Gali residents, who are predominantly Georgian, believe the rationale behind introducing obligatory residency permit is to extort as much money from locals as possible.

“We have been threatened of having our pension taken away if we don’t obtain a residence permit. The goal can only be to earn money, since such a document costs about 500 lari. How can a pensioner earn such an amount?” a resident of the village Tagiloni told DFWatch.

Adolescents over the age of 14 are have to get a residency permit. Locals fear that these demands sound like something of an ultimatum.

Sokhumi separatist authorities started issuing Abkhaz passports using the same type of threat. Specifically, that pensioners would have their pensions taken away, teachers were threatened of losing their salaries, and school pupils were threatened of being denied secondary education certificate, but due to internal disagreement within the Sokhumi government, the process was eventually discontinued. However, those Gali residents who started obtaining the necessary documentation have lost all the money they spent on the process.

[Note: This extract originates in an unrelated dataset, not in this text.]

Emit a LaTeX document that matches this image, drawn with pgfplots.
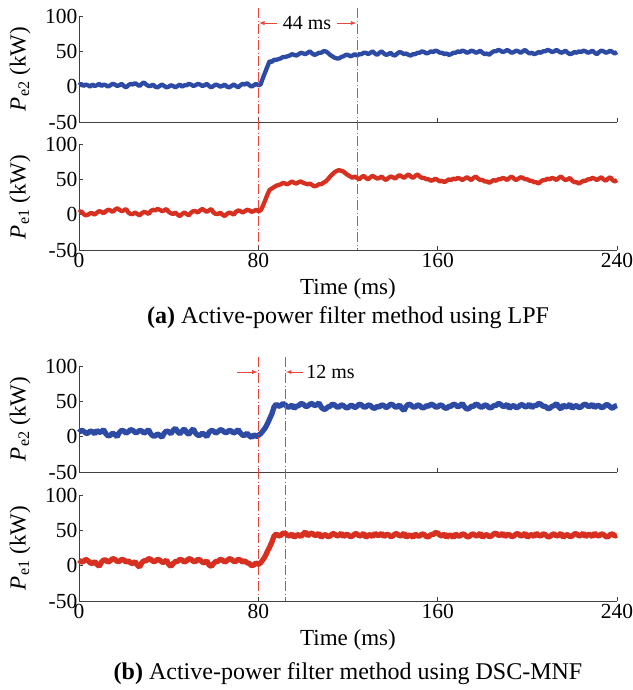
\documentclass[border=0pt]{standalone}
\usepackage{fontspec}
\setmainfont{Liberation Serif}
\usepackage{pgfplots}
\pgfplotsset{compat=1.18}
\definecolor{cblue}{RGB}{45,75,165}
\definecolor{cred}{RGB}{215,48,32}
\definecolor{vred}{RGB}{235,70,60}
\tikzset{
  vline/.style={vred, line width=0.9pt, dash pattern=on 10pt off 2.5pt on 1pt off 2.5pt},
  arr/.style={vred, line width=0.9pt, -latex},
  siga/.style={line width=4.3pt, line join=bevel},
  sigb/.style={line width=5.3pt, line join=bevel},
}
\pgfplotsset{
  panel/.style={
    width=538pt, height=106pt, scale only axis,
    xmin=0, xmax=240, ymin=-50, ymax=100,
    axis lines=left, axis line style={-, line width=0.7pt, black!75},
    tick align=inside, major tick length=4pt,
    tick style={black!75, line width=0.7pt},
    xtick={0,80,160,240}, ytick={-50,0,50,100},
    /pgf/number format/assume math mode=true,
    yticklabel={\pgfmathprintnumber{\tick}},
    font=\fontsize{23}{27}\selectfont,
    yticklabel style={inner sep=1.5pt, font=\fontsize{21.5}{25}\selectfont},
    xticklabel style={inner sep=1.5pt, yshift=-1pt, font=\fontsize{21.5}{25}\selectfont},
    ylabel style={at={(axis description cs:-0.1097,0.5)}, anchor=center, font=\fontsize{23}{27}\selectfont},
    clip=false,
  },
  notx/.style={xticklabels={}},
  withx/.style={xticklabel={\pgfmathprintnumber{\tick}},
    xlabel={Time (ms)},
    xlabel style={at={(axis description cs:0.5,0)}, anchor=base, yshift=-44pt, inner sep=0pt}},
}
\begin{document}
\begin{tikzpicture}
\useasboundingbox (0,0) rectangle (632pt,-690pt);
% ---------- (a) Pe2
\begin{axis}[panel, notx, at={(79pt,-16pt)}, anchor=north west,
  ylabel={\textit{P}\textsubscript{e2} (kW)}]
\addplot[siga, cblue] coordinates {
(0,2)(1,4)(2,1)(3,3)(4,2)(5,0)(6,3)(7,1)(8,2)(9,4)(10,1)(11,3)(12,2)(13,0)(14,2)(15,4)(16,3)(17,1)(18,2)(19,4)(20,1)(21,-1)(22,2)(23,4)(24,3)(25,5)(26,3)(27,1)(28,4)(29,6)(30,3)(31,1)(32,1)(33,3)(34,0)(35,-1)(36,1)(37,3)(38,1)(39,-1)(40,0)(41,2)(42,1)(43,-1)(44,1)(45,3)(46,0)(47,2)(48,2)(49,4)(50,3)(51,1)(52,2)(53,4)(54,3)(55,1)(56,2)(57,4)(58,1)(59,-1)(60,1)(61,3)(62,2)(63,0)(64,1)(65,3)(66,0)(67,-1)(68,1)(69,3)(70,1)(71,-1)(72,2)(73,4)(74,3)(75,5)(76,2)(77,0)(78,2)(79,4)(80,2)(81,3)(82,12)(83,20)(84,28)(85,36)(86,35)(87,38)(88,38)(89,39)(90,40)(91,42)(92,42)(93,43)(94,44)(95,46)(96,45)(97,44)(98,46)(99,48)(100,47)(101,46)(102,48)(103,50)(104,47)(105,45)(106,46)(107,48)(108,48)(109,50)(110,50)(111,48)(112,45)(113,43)(114,41)(115,40)(116,40)(117,42)(118,43)(119,45)(120,45)(121,43)(122,44)(123,46)(124,44)(125,46)(126,46)(127,48)(128,48)(129,46)(130,48)(131,50)(132,47)(133,45)(134,48)(135,50)(136,47)(137,45)(138,46)(139,48)(140,45)(141,44)(142,47)(143,49)(144,48)(145,46)(146,47)(147,45)(148,44)(149,46)(150,46)(151,48)(152,48)(153,50)(154,49)(155,47)(156,48)(157,50)(158,49)(159,51)(160,50)(161,48)(162,48)(163,46)(164,47)(165,45)(166,46)(167,48)(168,48)(169,50)(170,49)(171,51)(172,50)(173,48)(174,49)(175,51)(176,50)(177,48)(178,49)(179,51)(180,48)(181,46)(182,47)(183,45)(184,48)(185,50)(186,50)(187,52)(188,51)(189,49)(190,50)(191,52)(192,50)(193,48)(194,49)(195,51)(196,50)(197,48)(198,50)(199,52)(200,49)(201,47)(202,48)(203,46)(204,47)(205,49)(206,48)(207,50)(208,50)(209,52)(210,51)(211,49)(212,50)(213,52)(214,50)(215,48)(216,49)(217,51)(218,48)(219,46)(220,47)(221,49)(222,48)(223,50)(224,49)(225,51)(226,50)(227,48)(228,49)(229,51)(230,48)(231,46)(232,49)(233,51)(234,50)(235,48)(236,49)(237,51)(238,49)(239,47)(240,49)
};
\draw[vline] (axis cs:80,111) -- (axis cs:80,-231);
\draw[vline] (axis cs:124,111) -- (axis cs:124,-231);
\draw[arr] (axis cs:88.3,90) -- (axis cs:80.3,90);
\draw[arr] (axis cs:115.2,90) -- (axis cs:123.7,90);
\node[font=\fontsize{20}{24}\selectfont, inner sep=0pt] at (axis cs:101.7,90) {44 ms};
\end{axis}
% ---------- (a) Pe1
\begin{axis}[panel, withx, at={(79pt,-144pt)}, anchor=north west,
  ylabel={\textit{P}\textsubscript{e1} (kW)}]
\addplot[siga, cred] coordinates {
(0,3)(1,5)(2,1)(3,-1)(4,0)(5,2)(6,2)(7,0)(8,3)(9,5)(10,4)(11,2)(12,5)(13,7)(14,6)(15,4)(16,7)(17,9)(18,7)(19,5)(20,6)(21,8)(22,3)(23,1)(24,1)(25,3)(26,1)(27,-1)(28,2)(29,4)(30,3)(31,1)(32,5)(33,7)(34,6)(35,8)(36,7)(37,5)(38,6)(39,8)(40,4)(41,2)(42,1)(43,3)(44,0)(45,-2)(46,1)(47,3)(48,1)(49,-1)(50,3)(51,5)(52,5)(53,3)(54,6)(55,8)(56,6)(57,4)(58,6)(59,8)(60,3)(61,1)(62,1)(63,3)(64,0)(65,-2)(66,1)(67,3)(68,2)(69,0)(70,4)(71,6)(72,5)(73,3)(74,5)(75,7)(76,6)(77,4)(78,5)(79,7)(80,5)(81,6)(82,12)(83,20)(84,28)(85,35)(86,37)(87,39)(88,41)(89,42)(90,43)(91,45)(92,44)(93,43)(94,45)(95,47)(96,45)(97,44)(98,46)(99,47)(100,45)(101,44)(102,43)(103,44)(104,42)(105,40)(106,41)(107,43)(108,43)(109,45)(110,47)(111,50)(112,54)(113,57)(114,60)(115,62)(116,63)(117,62)(118,61)(119,58)(120,56)(121,54)(122,52)(123,54)(124,52)(125,50)(126,53)(127,55)(128,52)(129,50)(130,53)(131,55)(132,53)(133,51)(134,52)(135,54)(136,51)(137,49)(138,52)(139,54)(140,53)(141,51)(142,54)(143,56)(144,54)(145,52)(146,55)(147,57)(148,54)(149,52)(150,55)(151,57)(152,54)(153,52)(154,52)(155,50)(156,50)(157,48)(158,49)(159,51)(160,49)(161,47)(162,48)(163,46)(164,48)(165,50)(166,49)(167,51)(168,50)(169,52)(170,51)(171,49)(172,51)(173,53)(174,51)(175,49)(176,52)(177,54)(178,51)(179,49)(180,49)(181,47)(182,47)(183,45)(184,47)(185,49)(186,48)(187,50)(188,50)(189,52)(190,51)(191,49)(192,52)(193,54)(194,51)(195,49)(196,51)(197,53)(198,52)(199,50)(200,50)(201,48)(202,48)(203,46)(204,46)(205,44)(206,47)(207,49)(208,49)(209,51)(210,50)(211,52)(212,51)(213,49)(214,52)(215,54)(216,51)(217,49)(218,50)(219,52)(220,48)(221,46)(222,46)(223,44)(224,46)(225,48)(226,48)(227,50)(228,50)(229,52)(230,51)(231,49)(232,51)(233,53)(234,50)(235,48)(236,51)(237,53)(238,49)(239,47)(240,49)
};
\node[anchor=base, inner sep=0pt, font=\fontsize{24}{28}\selectfont] at ([yshift=-73pt]axis description cs:0.5,0) {\textbf{(a)} Active-power filter method using LPF};
\end{axis}
% ---------- (b) Pe2
\begin{axis}[panel, notx, at={(79pt,-366pt)}, anchor=north west,
  ylabel={\textit{P}\textsubscript{e2} (kW)}]
\addplot[sigb, cblue] coordinates {
(0,6)(1,9)(2,8)(3,5)(4,5)(5,8)(6,7)(7,4)(8,9)(9,6)(10,7)(11,10)(12,4)(13,1)(14,2)(15,5)(16,3)(17,0)(18,6)(19,9)(20,8)(21,5)(22,7)(23,10)(24,9)(25,6)(26,6)(27,9)(28,8)(29,5)(30,7)(31,10)(32,4)(33,1)(34,1)(35,4)(36,2)(37,-1)(38,5)(39,8)(40,7)(41,4)(42,9)(43,12)(44,7)(45,4)(46,8)(47,11)(48,6)(49,3)(50,8)(51,11)(52,5)(53,2)(54,2)(55,5)(56,3)(57,0)(58,6)(59,9)(60,8)(61,5)(62,7)(63,10)(64,9)(65,6)(66,6)(67,9)(68,8)(69,5)(70,7)(71,10)(72,5)(73,2)(74,2)(75,5)(76,1)(77,-1)(78,3)(79,0)(80,2)(81,4)(82,8)(83,12)(84,18)(85,25)(86,32)(87,42)(88,46)(89,43)(90,44)(91,47)(92,45)(93,42)(94,42)(95,45)(96,40)(97,43)(98,44)(99,47)(100,46)(101,43)(102,43)(103,46)(104,47)(105,44)(106,45)(107,48)(108,42)(109,39)(110,39)(111,42)(112,43)(113,46)(114,45)(115,42)(116,42)(117,45)(118,44)(119,41)(120,41)(121,44)(122,44)(123,41)(124,43)(125,46)(126,45)(127,42)(128,42)(129,45)(130,44)(131,41)(132,40)(133,43)(134,42)(135,45)(136,44)(137,41)(138,43)(139,46)(140,45)(141,42)(142,42)(143,45)(144,40)(145,37)(146,43)(147,46)(148,45)(149,42)(150,42)(151,45)(152,44)(153,41)(154,41)(155,44)(156,43)(157,46)(158,45)(159,42)(160,42)(161,45)(162,44)(163,41)(164,40)(165,43)(166,43)(167,46)(168,45)(169,42)(170,44)(171,47)(172,42)(173,39)(174,40)(175,43)(176,43)(177,46)(178,45)(179,42)(180,42)(181,45)(182,44)(183,41)(184,41)(185,44)(186,44)(187,47)(188,46)(189,43)(190,43)(191,46)(192,40)(193,43)(194,44)(195,41)(196,42)(197,45)(198,45)(199,42)(200,43)(201,46)(202,41)(203,44)(204,44)(205,47)(206,46)(207,43)(208,43)(209,40)(210,40)(211,43)(212,44)(213,47)(214,42)(215,39)(216,45)(217,42)(218,43)(219,46)(220,40)(221,43)(222,44)(223,41)(224,42)(225,45)(226,46)(227,43)(228,43)(229,46)(230,41)(231,44)(232,44)(233,41)(234,42)(235,45)(236,45)(237,42)(238,40)(239,43)(240,44)
};
\draw[vline] (axis cs:80,112.7) -- (axis cs:80,-232.5);
\draw[vline] (axis cs:92,112.7) -- (axis cs:92,-232.5);
\draw[arr] (axis cs:70.5,91.5) -- (axis cs:79.7,91.5);
\draw[arr] (axis cs:99.9,91.5) -- (axis cs:92.3,91.5);
\node[font=\fontsize{20}{24}\selectfont, inner sep=0pt, anchor=west] at (axis cs:101.3,91.5) {12 ms};
\end{axis}
% ---------- (b) Pe1
\begin{axis}[panel, withx, at={(79pt,-495pt)}, anchor=north west,
  ylabel={\textit{P}\textsubscript{e1} (kW)}]
\addplot[sigb, cred] coordinates {
(0,8)(1,5)(2,6)(3,9)(4,7)(5,4)(6,3)(7,6)(8,2)(9,-1)(10,5)(11,8)(12,8)(13,5)(14,7)(15,10)(16,9)(17,6)(18,6)(19,9)(20,8)(21,5)(22,7)(23,4)(24,3)(25,6)(26,1)(27,-2)(28,4)(29,7)(30,7)(31,10)(32,9)(33,6)(34,6)(35,9)(36,8)(37,5)(38,5)(39,8)(40,2)(41,-1)(42,3)(43,6)(44,6)(45,9)(46,8)(47,5)(48,7)(49,10)(50,9)(51,6)(52,6)(53,9)(54,8)(55,5)(56,4)(57,7)(58,1)(59,-1)(60,3)(61,6)(62,6)(63,9)(64,8)(65,5)(66,7)(67,10)(68,9)(69,6)(70,6)(71,9)(72,8)(73,5)(74,7)(75,4)(76,3)(77,0)(78,1)(79,4)(80,2)(81,4)(82,8)(83,13)(84,20)(85,26)(86,33)(87,42)(88,45)(89,42)(90,43)(91,46)(92,46)(93,43)(94,42)(95,45)(96,40)(97,43)(98,44)(99,41)(100,45)(101,48)(102,42)(103,45)(104,46)(105,43)(106,43)(107,46)(108,40)(109,43)(110,44)(111,41)(112,42)(113,45)(114,45)(115,42)(116,43)(117,46)(118,41)(119,44)(120,44)(121,41)(122,42)(123,45)(124,45)(125,42)(126,43)(127,46)(128,40)(129,43)(130,44)(131,41)(132,46)(133,43)(134,43)(135,46)(136,41)(137,44)(138,44)(139,41)(140,42)(141,45)(142,45)(143,42)(144,43)(145,46)(146,40)(147,43)(148,43)(149,40)(150,45)(151,42)(152,42)(153,45)(154,44)(155,41)(156,41)(157,44)(158,44)(159,47)(160,46)(161,43)(162,42)(163,45)(164,40)(165,43)(166,43)(167,40)(168,45)(169,42)(170,42)(171,45)(172,44)(173,41)(174,41)(175,44)(176,45)(177,42)(178,43)(179,46)(180,40)(181,43)(182,44)(183,41)(184,42)(185,45)(186,46)(187,43)(188,43)(189,46)(190,41)(191,44)(192,44)(193,41)(194,42)(195,45)(196,45)(197,42)(198,43)(199,46)(200,40)(201,43)(202,44)(203,41)(204,46)(205,43)(206,42)(207,45)(208,44)(209,41)(210,41)(211,44)(212,45)(213,42)(214,43)(215,46)(216,40)(217,43)(218,44)(219,41)(220,42)(221,45)(222,45)(223,42)(224,43)(225,46)(226,41)(227,44)(228,44)(229,41)(230,46)(231,43)(232,42)(233,45)(234,44)(235,41)(236,41)(237,44)(238,45)(239,42)(240,43)
};
\node[anchor=base, inner sep=0pt, font=\fontsize{24}{28}\selectfont] at ([yshift=-78pt]axis description cs:0.5,0) {\textbf{(b)} Active-power filter method using DSC-MNF};
\end{axis}
\end{tikzpicture}
\end{document}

Abkhazia breakaway authorities pay pensions only to those who possess either Abkhazian or old Soviet passports. The basic pension is 150 Russian rubles per month (a mere USD 2.70). In case of having a work book, the pension is 500 rubles (USD 8.90). Most of them also receive a Georgian pension, which is about 200 lari (USD 80).

Those having a Russian passport receive as much as 5,000 rubles (USD 88), but only a handful of Gali residents have that.

The residency permit grants Gali residents only freedom of movement but denies them other civil liberties, such as taking part in elections or being elected to office or buying a property.